• AIM OF THE EXERCISE
Read the listing below and copy out every line that holds "Write".

[Saved data entries]
[START]

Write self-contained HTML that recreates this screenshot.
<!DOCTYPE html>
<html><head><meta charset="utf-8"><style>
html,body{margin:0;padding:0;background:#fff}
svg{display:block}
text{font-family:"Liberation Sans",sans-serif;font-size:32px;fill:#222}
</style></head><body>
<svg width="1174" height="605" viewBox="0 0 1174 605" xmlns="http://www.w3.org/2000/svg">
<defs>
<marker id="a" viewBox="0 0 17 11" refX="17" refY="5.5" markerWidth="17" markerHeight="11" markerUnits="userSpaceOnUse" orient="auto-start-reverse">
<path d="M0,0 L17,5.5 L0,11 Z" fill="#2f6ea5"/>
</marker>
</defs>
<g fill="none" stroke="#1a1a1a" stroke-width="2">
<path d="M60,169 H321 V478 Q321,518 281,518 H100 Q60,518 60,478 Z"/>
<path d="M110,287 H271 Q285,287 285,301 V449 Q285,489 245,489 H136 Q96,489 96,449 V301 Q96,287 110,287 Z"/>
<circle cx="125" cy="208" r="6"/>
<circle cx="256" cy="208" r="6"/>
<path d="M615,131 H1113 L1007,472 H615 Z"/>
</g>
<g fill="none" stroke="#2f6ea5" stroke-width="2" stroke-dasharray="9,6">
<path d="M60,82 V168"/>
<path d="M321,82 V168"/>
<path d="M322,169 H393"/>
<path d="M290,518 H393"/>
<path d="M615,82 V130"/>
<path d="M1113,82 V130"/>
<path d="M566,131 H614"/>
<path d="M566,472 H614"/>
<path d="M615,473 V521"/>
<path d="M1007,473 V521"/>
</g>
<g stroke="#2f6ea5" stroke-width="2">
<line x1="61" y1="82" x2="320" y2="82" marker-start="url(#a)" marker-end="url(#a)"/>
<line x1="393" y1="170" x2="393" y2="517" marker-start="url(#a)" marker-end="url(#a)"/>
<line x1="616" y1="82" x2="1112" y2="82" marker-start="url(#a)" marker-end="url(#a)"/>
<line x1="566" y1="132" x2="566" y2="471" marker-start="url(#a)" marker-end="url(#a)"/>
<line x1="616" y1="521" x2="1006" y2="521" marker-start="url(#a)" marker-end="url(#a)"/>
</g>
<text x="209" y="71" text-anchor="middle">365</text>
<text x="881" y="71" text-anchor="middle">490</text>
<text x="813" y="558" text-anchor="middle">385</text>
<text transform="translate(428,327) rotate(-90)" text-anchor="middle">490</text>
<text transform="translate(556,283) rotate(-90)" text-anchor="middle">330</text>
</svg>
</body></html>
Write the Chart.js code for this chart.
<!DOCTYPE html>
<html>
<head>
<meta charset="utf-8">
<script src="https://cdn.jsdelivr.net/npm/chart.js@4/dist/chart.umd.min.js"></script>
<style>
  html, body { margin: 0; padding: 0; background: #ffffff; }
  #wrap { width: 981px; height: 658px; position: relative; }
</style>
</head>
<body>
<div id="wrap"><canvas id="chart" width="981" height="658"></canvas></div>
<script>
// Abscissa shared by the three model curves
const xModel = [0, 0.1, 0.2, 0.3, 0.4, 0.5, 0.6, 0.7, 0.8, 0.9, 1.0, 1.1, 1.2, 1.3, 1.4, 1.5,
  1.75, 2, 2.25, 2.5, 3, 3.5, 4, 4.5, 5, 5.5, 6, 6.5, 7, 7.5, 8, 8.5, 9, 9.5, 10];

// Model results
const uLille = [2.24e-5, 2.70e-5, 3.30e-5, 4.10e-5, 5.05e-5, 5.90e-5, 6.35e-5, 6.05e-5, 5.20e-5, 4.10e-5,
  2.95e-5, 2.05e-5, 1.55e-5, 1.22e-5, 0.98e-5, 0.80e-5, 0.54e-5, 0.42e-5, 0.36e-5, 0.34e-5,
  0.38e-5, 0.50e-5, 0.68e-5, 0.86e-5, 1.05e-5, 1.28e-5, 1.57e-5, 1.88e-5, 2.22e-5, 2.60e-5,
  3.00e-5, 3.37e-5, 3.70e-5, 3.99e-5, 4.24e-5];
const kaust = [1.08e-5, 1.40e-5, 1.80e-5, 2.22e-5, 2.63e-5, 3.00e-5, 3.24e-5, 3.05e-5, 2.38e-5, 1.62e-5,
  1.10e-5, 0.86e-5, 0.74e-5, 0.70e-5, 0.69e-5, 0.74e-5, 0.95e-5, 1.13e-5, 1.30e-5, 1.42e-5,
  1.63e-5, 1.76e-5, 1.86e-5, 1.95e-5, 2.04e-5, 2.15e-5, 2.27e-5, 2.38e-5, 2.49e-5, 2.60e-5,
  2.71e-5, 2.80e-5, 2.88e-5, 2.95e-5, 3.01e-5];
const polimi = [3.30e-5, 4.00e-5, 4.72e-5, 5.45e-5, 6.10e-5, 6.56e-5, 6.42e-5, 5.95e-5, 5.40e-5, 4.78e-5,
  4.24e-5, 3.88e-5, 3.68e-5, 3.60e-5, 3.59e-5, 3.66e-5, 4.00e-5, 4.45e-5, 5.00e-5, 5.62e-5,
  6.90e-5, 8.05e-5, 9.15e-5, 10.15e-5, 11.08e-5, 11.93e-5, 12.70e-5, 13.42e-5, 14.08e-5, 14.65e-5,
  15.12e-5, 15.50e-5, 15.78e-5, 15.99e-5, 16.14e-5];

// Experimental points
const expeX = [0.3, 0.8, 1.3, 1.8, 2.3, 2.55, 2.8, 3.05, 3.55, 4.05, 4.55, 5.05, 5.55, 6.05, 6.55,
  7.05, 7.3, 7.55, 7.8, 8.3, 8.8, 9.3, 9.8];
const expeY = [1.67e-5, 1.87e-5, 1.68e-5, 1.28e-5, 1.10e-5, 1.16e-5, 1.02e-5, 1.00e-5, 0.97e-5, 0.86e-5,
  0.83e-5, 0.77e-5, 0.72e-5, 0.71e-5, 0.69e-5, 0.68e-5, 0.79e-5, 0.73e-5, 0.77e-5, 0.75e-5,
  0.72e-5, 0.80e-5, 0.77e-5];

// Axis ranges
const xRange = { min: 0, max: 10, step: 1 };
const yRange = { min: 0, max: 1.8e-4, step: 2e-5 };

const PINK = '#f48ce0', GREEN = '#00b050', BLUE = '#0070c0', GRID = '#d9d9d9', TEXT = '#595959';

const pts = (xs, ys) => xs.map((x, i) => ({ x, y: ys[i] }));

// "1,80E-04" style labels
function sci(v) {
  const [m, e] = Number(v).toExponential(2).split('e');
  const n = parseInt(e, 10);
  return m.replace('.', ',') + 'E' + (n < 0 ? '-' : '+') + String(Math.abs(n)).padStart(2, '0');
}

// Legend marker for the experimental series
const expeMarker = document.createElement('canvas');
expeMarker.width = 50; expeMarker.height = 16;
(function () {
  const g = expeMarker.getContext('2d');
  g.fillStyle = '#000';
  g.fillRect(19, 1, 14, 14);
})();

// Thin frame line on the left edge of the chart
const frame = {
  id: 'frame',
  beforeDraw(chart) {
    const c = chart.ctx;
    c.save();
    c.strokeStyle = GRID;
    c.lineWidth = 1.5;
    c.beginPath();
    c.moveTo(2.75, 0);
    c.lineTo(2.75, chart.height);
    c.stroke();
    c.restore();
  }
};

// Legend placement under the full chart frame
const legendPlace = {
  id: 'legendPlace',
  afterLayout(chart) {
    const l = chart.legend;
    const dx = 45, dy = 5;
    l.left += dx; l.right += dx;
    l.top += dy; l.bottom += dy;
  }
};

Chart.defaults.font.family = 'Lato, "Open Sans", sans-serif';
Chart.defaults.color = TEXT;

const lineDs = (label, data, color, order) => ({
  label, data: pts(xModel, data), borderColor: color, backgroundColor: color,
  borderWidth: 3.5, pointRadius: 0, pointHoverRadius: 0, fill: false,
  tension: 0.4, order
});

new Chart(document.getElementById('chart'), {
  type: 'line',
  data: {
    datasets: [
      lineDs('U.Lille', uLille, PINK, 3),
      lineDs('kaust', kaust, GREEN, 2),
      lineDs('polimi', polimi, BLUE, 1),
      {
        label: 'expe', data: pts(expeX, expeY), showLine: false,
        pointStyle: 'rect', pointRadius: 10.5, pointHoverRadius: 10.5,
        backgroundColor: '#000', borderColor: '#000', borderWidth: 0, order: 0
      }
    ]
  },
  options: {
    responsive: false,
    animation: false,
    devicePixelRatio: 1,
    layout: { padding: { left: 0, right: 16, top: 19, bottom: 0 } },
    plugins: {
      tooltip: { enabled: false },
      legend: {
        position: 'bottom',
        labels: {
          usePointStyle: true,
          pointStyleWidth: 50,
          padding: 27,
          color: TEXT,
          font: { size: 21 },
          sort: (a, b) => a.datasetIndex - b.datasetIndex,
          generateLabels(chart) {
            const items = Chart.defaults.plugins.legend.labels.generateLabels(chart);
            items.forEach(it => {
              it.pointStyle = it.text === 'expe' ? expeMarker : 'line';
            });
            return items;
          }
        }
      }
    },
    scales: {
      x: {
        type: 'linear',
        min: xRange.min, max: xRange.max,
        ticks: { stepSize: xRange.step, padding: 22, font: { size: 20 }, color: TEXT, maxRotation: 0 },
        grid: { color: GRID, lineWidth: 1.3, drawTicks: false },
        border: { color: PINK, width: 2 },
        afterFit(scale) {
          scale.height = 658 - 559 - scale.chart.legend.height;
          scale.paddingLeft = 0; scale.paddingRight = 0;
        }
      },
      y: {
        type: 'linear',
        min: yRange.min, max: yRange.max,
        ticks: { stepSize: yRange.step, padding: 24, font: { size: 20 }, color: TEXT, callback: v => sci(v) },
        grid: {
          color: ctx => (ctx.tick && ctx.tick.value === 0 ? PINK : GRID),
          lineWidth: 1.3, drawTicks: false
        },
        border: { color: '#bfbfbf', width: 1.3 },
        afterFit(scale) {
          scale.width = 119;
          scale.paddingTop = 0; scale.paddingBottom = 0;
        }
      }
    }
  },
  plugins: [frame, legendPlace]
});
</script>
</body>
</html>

[END]

• WRITTEN REPLY
Write self-contained HTML that recreates this screenshot.
Write the Chart.js code for this chart.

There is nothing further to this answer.